Também assinaram o acordo com Maduro Luis Augusto Romero, secretário nacional do Avanzada Progresista, partido liderado por Henri Falcón; Claudio Fermin, líder do Movimiento Soluciones, que candidatou-se a presidente três vezes, sem sucesso; e Felipe Mujica, secretário geral do Movimento al Socialismo (MAS), partido que apoiou Hugo Chávez em 1998 e passou para a oposição anos depois.

O acordo assinado é tão sem valor que mesmo os membros destes partidos questionam sua validade. O mais reconhecido dos dois deputados do Avanzada Progresista na atual legislatura, Julio César Reyes, rejeitou o pacto. "Como deputados da Assembleia Nacional, rejeitamos essa ação desesperada que busca minar nossa unidade e dar legitimidade a quem não a possui”, declarou Reyes.

Outro exemplo que depõe contra o pretenso acordo: os embaixadores da União Europeia na Venezuela se retiraram do evento de assinatura assim que perceberam do que se tratava, segundo informou a imprensa venezuelana. Eles foram convidados a uma reunião, mas não sabiam exatamente o que estava acontecendo até chegarem ao local.

Posteriormente, a União Europeia divulgou uma declaração apoiando Juan Guaidó como o único interlocutor legítimo e alertando o regime de que, se não negociarem seriamente, Bruxelas adotará novas sanções, uma reação que demonstra o apoio internacional a Guaidó.

Mas em um país em que a comunicação é amplamente subjugada ao governo, especialmente a televisão, o ditador posa como um presidente compreensivo, aberto ao diálogo. "Quero celebrar com todo o país a assinatura deste acordo, é um passo acertado e necessário que abre todas as portas para o diálogo pela paz", afirmou Maduro em evento transmitido pela televisão estatal nesta segunda-feira, segundo o jornal El Universal.

Ele também ganha ao mostrar a imagem de uma oposição dividida em relação aos objetivos em uma negociação. Certamente há discrepâncias sobre determinados assuntos, com alguns grupos opositores defendendo uma intervenção militar estrangeira, enquanto outros acreditam que uma saída negociada é a única solução para a crise política. Todos convergem, porém, quanto à exigência do afastamento de Nicolás Maduro da presidência e à liderança de Juan Guaidó.

Maduro está aproveitando o aval que lhe foi dado por meia dúzia de políticos que se dizem da oposição para explorar essas divisões, confundindo a população. Ao mesmo tempo, ele reforça sua liderança entre os chavistas. Desde a tentativa fracassada de levante cívico-militar da oposição, em 30 de abril, a coalizão governamental tem permanecido coesa, à exceção de algumas vozes dissidentes. Segundo o diretor do Centro de Estudos Políticos da Faculdade de Direito da Universidade Católica Andrés Bello (Venezuela), Benigno Alarcón, manter o status quo é a melhor alternativa para Maduro neste momento, melhor até do que uma negociação.
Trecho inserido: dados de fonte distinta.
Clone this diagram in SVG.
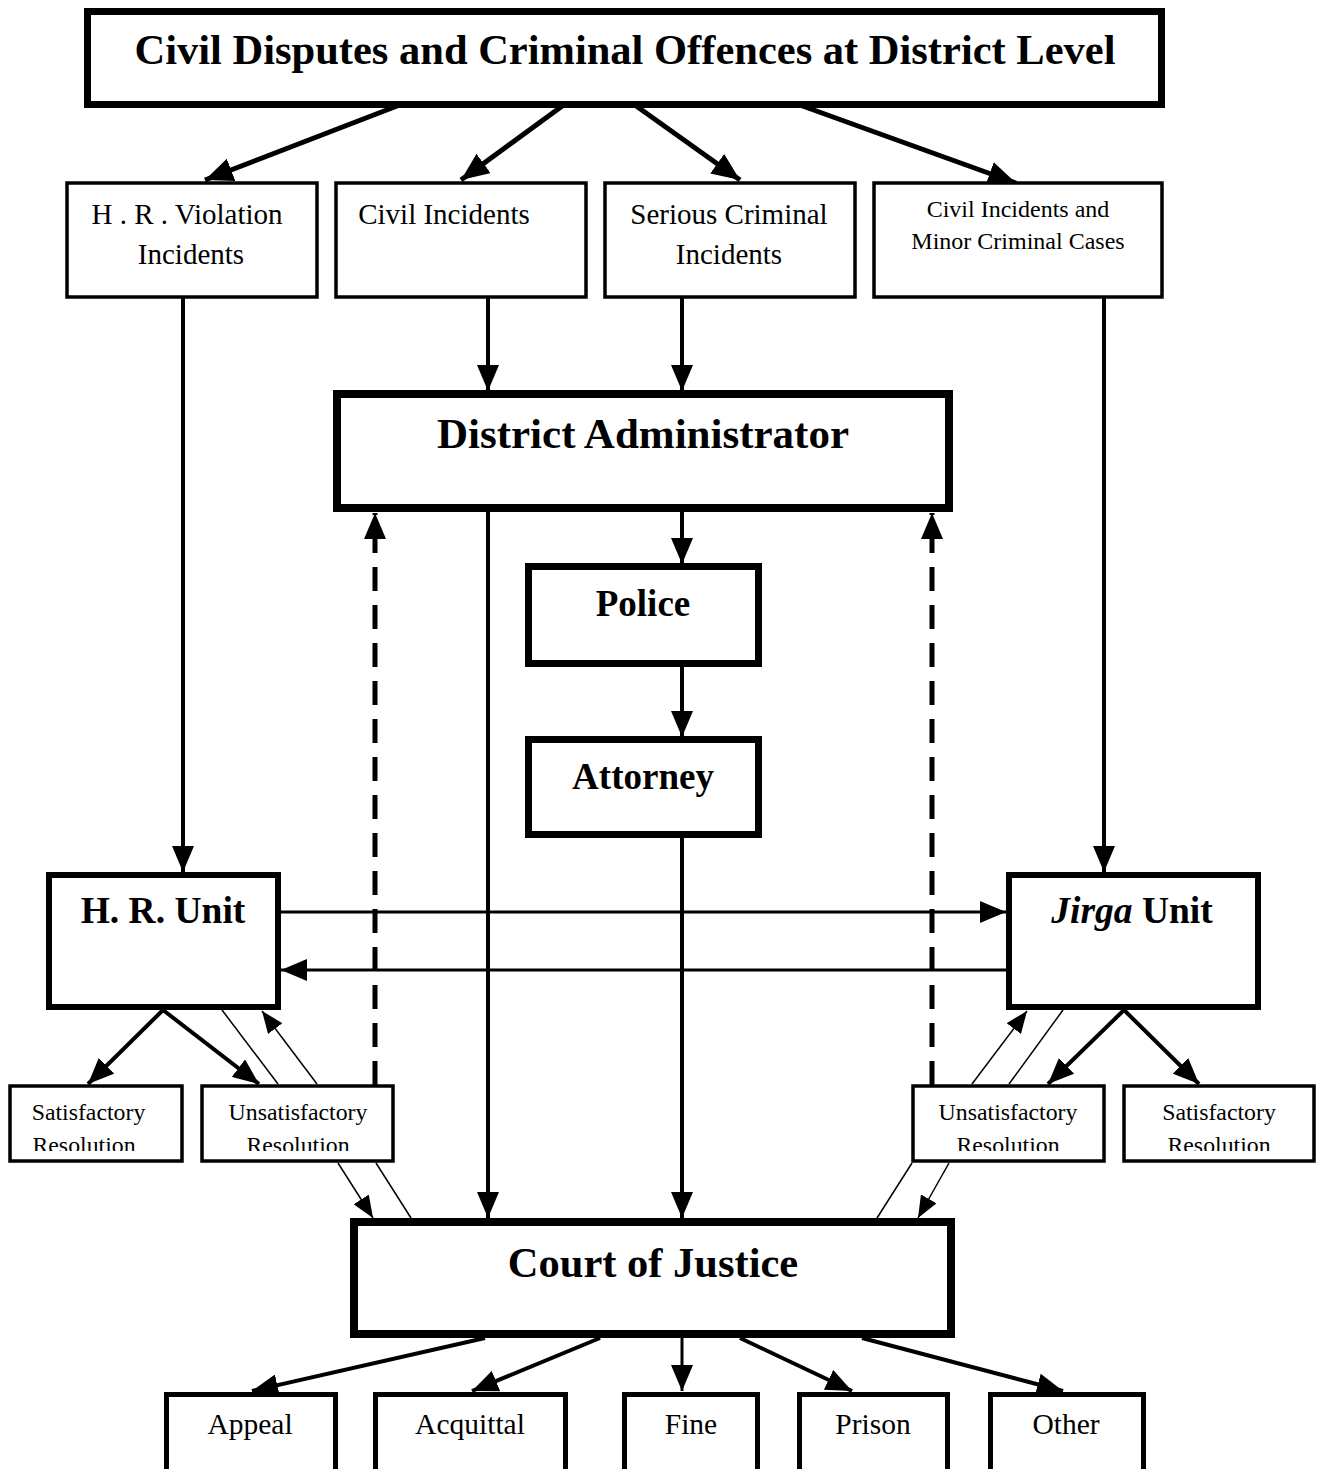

Isso se explica pelo fato de os venezuelanos estarem perdendo a esperança em Guaidó e, portanto, o poder de mobilização popular do líder da oposição vem lentamente diminuindo. Já a narrativa do regime de transformar a crise política em uma batalha de Davi contra Golias - na qual a luta não é contra Guaidó, mas contra as potências inimigas estrangeiras - lhe garante maior coesão interna, segundo análise de Alarcón, incluindo a subordinação das forças armadas, o controle do território e de todas as instituições, com exceção do Legislativo.

Guaidó e a oposição “de verdade”, por sua vez, estão dependentes das soluções que seus aliados internacionais podem e estão dispostos a apresentar no curto prazo, o que, segundo o diretor, evidencia a falta de uma alternativa viável além de um acordo, colocando a oposição de relativa fraqueza. As discussões sobre o Tratado Interamericano de Assistência Recíproca (Tiar) no âmbito da Organização dos Estados Americanos (OEA), são um exemplo disso: Guaidó dependerá dos Estados Unidos, da Colômbia, do Brasil e outros países americanos para pressionar Maduro com mais cortes econômicos e, em últimos casos, uma intervenção militar.

“A relação assimétrica de poder entre ambas as partes [oposição e regime] não permite uma margem racional de otimismo quanto à possibilidade de se chegar a uma solução negociada”, avalia Alarcón. Para ele, a oposição precisa apresentar uma alternativa ao acordo que gere uma incerteza muito alta para o regime sobre sua viabilidade futura, “o que serviria como um ponto de alavancagem para alcançar uma solução negociada”.

“Enquanto isso não for alcançado, a negociação [de Guaidó com Maduro] é, e continuará sendo, um jogo bloqueado”.